2020年はコロナに翻弄された1年だったとはいえ、首都圏分譲マンション市場では賃貸脱出志向が高まり、割安感のある郊外のマンション販売が好転するなど、マイナスの影響は比較的小さかった。ただ、不安定要素が漂うことも確かだ。2021年はどうなり何が求められるのか。首都圏マンション市場の足元と展望を見る。
コロナを機に「買える価格」に1次取得層が反応
デベは安定感の高い実需向けの住宅事業に回帰
2020年の首都圏マンション市場は、緊急事態宣言での前半の販売自粛が大きく響き、新規発売戸数が2万7228戸で、昨年から12.8%減だった。2020年は1~6月の新規発売戸数が前年比44%減となったが、7~12月は同10.8%増と、後半の市場の急回復により、年間の発売戸数は12.8%減にとどまった。3~4月に販売がストップした影響がなければ、5%程度の供給減にとどまっていたと考えられるため、マンション市場自体は、他業種と比べてコロナの影響は最小限に抑えられたと見られている。
2020年も引き続き都内・都心の好立地物件や、近郊・郊外でも駅近・好立地のグロス圧縮物件の売れ行きが好調だったが、一方で沿線力・駅力が弱い、駅遠立地等、立地力の低い商品でも販売の好転が見られた。外出自粛やテレワークの普及により在宅時間が大幅に増加、今の賃貸アパート・マンションに対する不満が高まり、コロナをきっかけにマンション購入に踏み出す一次取得層が増加した。こうした層は元々、購入予定が無かったので、予算が少なく、駅力や駅距離といった立地条件は多少妥協してでも「買える価格」を重視。その結果割安なパワービルダー系の建売戸建てや、3000万円台の割安なファミリーマンションの売れ行きが好転した。コロナ禍でも価格がさらに上昇する中、一部でこれまでの「広さ・価格より立地優先」から「立地・広さより価格優先」への変化が起こったと考えられ、「買える価格」のグロス圧縮商品が販売好調となった。“コロナ特需”と言われる所以でもある。
近年、土地高騰で、デベロッパーは分譲マンション用地の取得が出来ず、高値の土地代でも事業採算の合うホテル、収益商業・事務所ビルなどポートフォリオの転換や多角化が進められていたが、コロナが直撃。当面は投資用ワンルームや一棟収益賃貸マンション開発、物流施設等以外はコロナの影響が大きいため、再び安定感の高い実需向けの住宅事業、すなわち分譲マンション事業への回帰が始まっている。

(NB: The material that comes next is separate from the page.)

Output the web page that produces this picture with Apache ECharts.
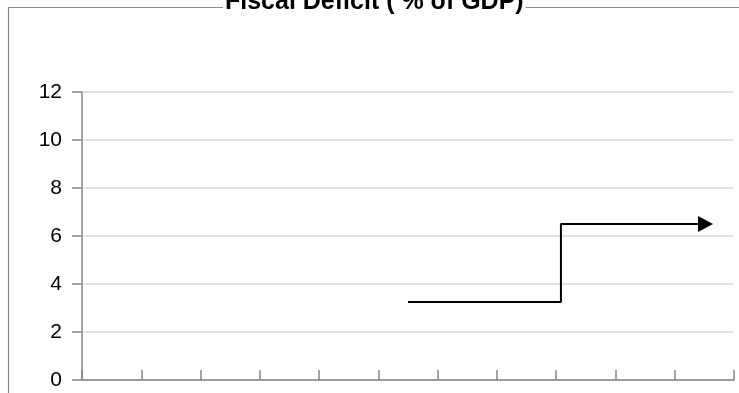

こうしたことを踏まえて、2021年のマーケットはどうなるのか。マンション市場調査のトータルブレインが、11の課題と展望を打ち出している。
まずは着工見通しについて、コロナの影響で前半は前年並み、後半回復と見る。1月に緊急事態宣言が1都3県に発出されたが、今年も前半は、昨年同様、感染拡大の厳しい状況が続くと予想されるため、前年並みの2万戸台後半のペース、夏前頃からは一服感も考えられるため、後半は3万戸台前半に回復、トータルでは今年の首都圏のマンション着工戸数は5.7~5.9万戸程度と予想。エリア的には、販売が順調な郊外で着工数の伸びが期待される。しかし、昨年着工済み未発売の販売材料も滞っているため、着工調整の可能性があることに加え、コロナの状況次第の面もあり、不確定要素は大きい。
着工戸数を5.8万戸程度と仮定すると、供給材料は4万戸程度と予想される。昨年4~5月のような販売自粛が無かったとして、昨年並みの販売状況を予想すれば、4万戸に対して75%程度=3万戸前後が販売に回る。今後コロナが落ち着いてきても、価格の高止まりによる販売の長期化傾向は続くため、当面は3万戸程度の供給が巡航速度となると見ている。